Bien sûr, les factures pèsent : le logement en premier lieu, l’énergie, les transports, la pression fiscale, le smartphone à 1 000 euros, les abonnements auprès des fournisseurs d’accès à internet, le forfait de téléphonie mobile, le maillot de foot à plus de 100 euros, la taxe d’habitation pour les plus riches, la taxe foncière pour ces rentiers de propriétaires, les charges de copropriété, les assurances, le sac de courses surtout elles sont bio, etc. Sans plaisanter, à 1 200 euros par mois, la moindre variation de prix fait plonger dans le rouge. Je le sais : j’ai touché ce salaire.

Mais quand même. Quelques vérités que même Macron, pourtant pas avare de tacles vachards, ne prononcera pas : on n’est pas obligés d’offrir des tablettes numériques à Noël à des pré-adolescents qui ne savent pas écrire deux lignes sans faute d’orthographe. On n’est pas non plus obligés d’avoir trois enfants, voire plus, quand les fins de mois sont difficiles dès le premier – ou alors, on accepte que les fins de mois soient encore plus difficiles : il faut être cohérent. Pas obligés, non plus, d’avoir une voiture par personne dans une famille, même en habitant dans un village enclavé. Des solutions de covoiturage et des réseaux de bus existent. En délicatesse avec son permis de conduire, un copain de Lézignan-la-Cèbe (Hérault), papa de deux enfants, a découvert, sans grande motivation au début, l’opérateur Hérault Transport. « Eh bien, tu vas le croire ou pas, mais c’est très bien, le bus. Il faut s’organiser, bien sûr, mais ça fonctionne, et je vis différemment », me racontait-il il y a peu, presque enthousiaste et libéré de cette pression automobile (« les radars, les contrôles, la tolérance zéro, les 80 km/h, l’agressivité des autres… »). Pas obligés, bien souvent, d’habiter à 80 km de son lieu de travail, souvent situé dans les agglomérations. Il est possible d’habiter plus près, à proximité des réseaux de transports, en consentant d’intolérables concessions : troquer la grande parcelle, profilée pour une maison quatre faces, contre une plus petite, voire contre un appartement. Ou alors, on accepte que l’éloignement génère des frais de transport. Là aussi, il faut être cohérent.
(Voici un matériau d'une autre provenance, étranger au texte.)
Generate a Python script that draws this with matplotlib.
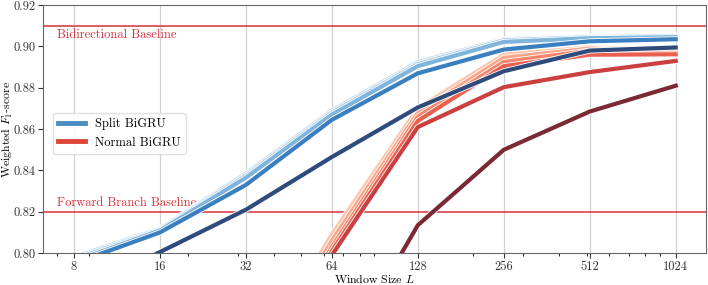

Cohérent encore, dans les urnes. Faut-il rappeler le score sans appel de la présidentielle 2017 ? Macron l’a emporté nettement. Certains des contestataires de samedi ont fait le choix de porter au pouvoir un ancien ministre de l’Économie d’un gouvernement de gauche. « Je reprends d’une main ce que je donne de l’autre », a-t-il ainsi théorisé à Colombey-les-deux-Églises, sur les terres de l’ami de Gaulle. Une phrase d’un rare cynisme, étonnamment passée sous silence, mais qui a le mérite de la clarté – je suis un joueur de bonneteau fiscal.
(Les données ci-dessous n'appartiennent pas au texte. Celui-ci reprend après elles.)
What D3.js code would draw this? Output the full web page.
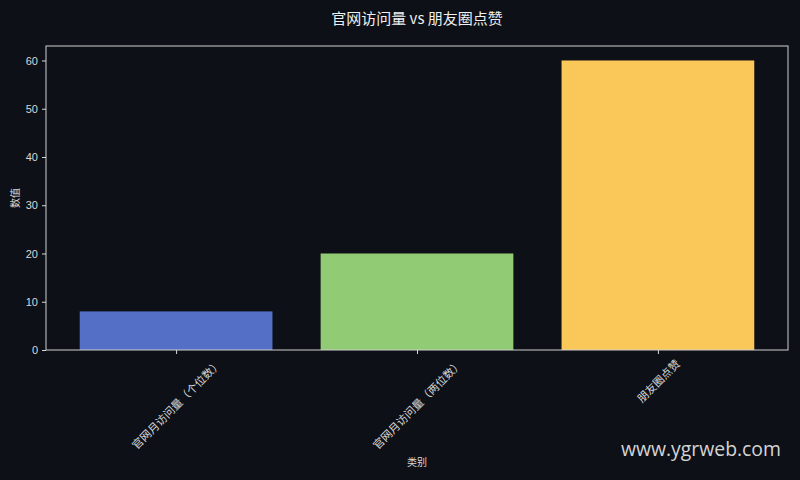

Je vous épargne la mauvaise controverse sur l’évolution à la hausse (d’après l’Insee), ou pas (d’après certains économistes et les syndicats), du pouvoir d’achat. Un journaliste économique ne devrait pas dire ça, mais on s’en fout. Ce que l’on sait, par contre, c’est qu’il y a cent ans, des jeunes gens rentraient de la guerre, en ayant vu la mort partout, les obus, les entrailles explosées, la pourriture des tranchées, les mutilés, les cris des blessés dans la nuit, le froid, la pluie. Ils ont survécu. La plupart d’entre eux auraient préféré mourir avec les copains. C’était atroce. C’était hier. Non, désolé, je ne suis pas un gilet jaune.